While the built-in TypeCasting classes do not support Intersection Type, your own implementing class can support them via inspection of the $reflectionProperty argument.

Don't hesitate to check the repository code source to see how each default TypeCasting classes are implemented for reference.

Using the feature without a TabularDataReader

The feature can be used outside the package default usage via the Denormalizer class.

The class exposes four (4) methods to ease array to object denormalization:

  • Denormalizer::denormalizeAll and Denormalizer::assignAll to convert a collection of records into a collection of instances of a specified class.
  • Denormalizer::denormalize and Denormalizer::assign to convert a single record into a new instance of the specified class.

Since we are not leveraging the TabularDataReader feature we must explicitly tell the class how to link array keys to class properties and/or methods.
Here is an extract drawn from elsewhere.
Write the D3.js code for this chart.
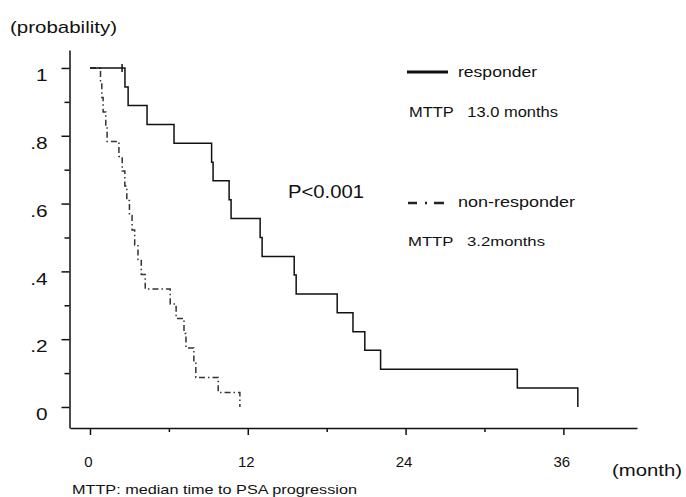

Once instantiated you can reuse the instance to independently convert a single or a collection of similar array.

use League\Csv\Serializer\Denormalizer;

$record = [
    'date' => '2023-10-30',
    'temperature' => '-1.5',
    'place' => 'Yamoussoukro',
];

//a complete collection of records as shown below
$collection = [$record];
//we first instantiate the denormalizer
//and we provide the information to map record key to the class properties
$denormalizer = new Denormalizer(ClimaticRecord::class, ['date', 'temperature', 'place']);
$weather = $denormalizer->denormalize($record); //we convert 1 record into 1 instance

foreach ($denormalizer->denormalizeAll($collection) as $weather) {
    // each $weather entry will be an instance of the ClimaticRecord class;
}

To complete the feature two (2) static methods are provided if you only need denormalization once. Denormalizer::assign will automatically use the array keys as property names whereas, you still need to give the property list to Denormalizer::assignAll to allow the class to work with any given iterable structure of array.

<?php
// you can use the alternate syntactic sugar methods 
// if you only need to use the mechanism once
$weather = Denormalizer::assign(ClimaticRecord::class, $record);

foreach (Denormalizer::assignAll(ClimaticRecord::class, $collection, ['date', 'temperature', 'place']) as $weather) {
    // each $weather entry will be an instance of the ClimaticRecord class;
}

Every rule and setting explain will apply to Denormalizer usage.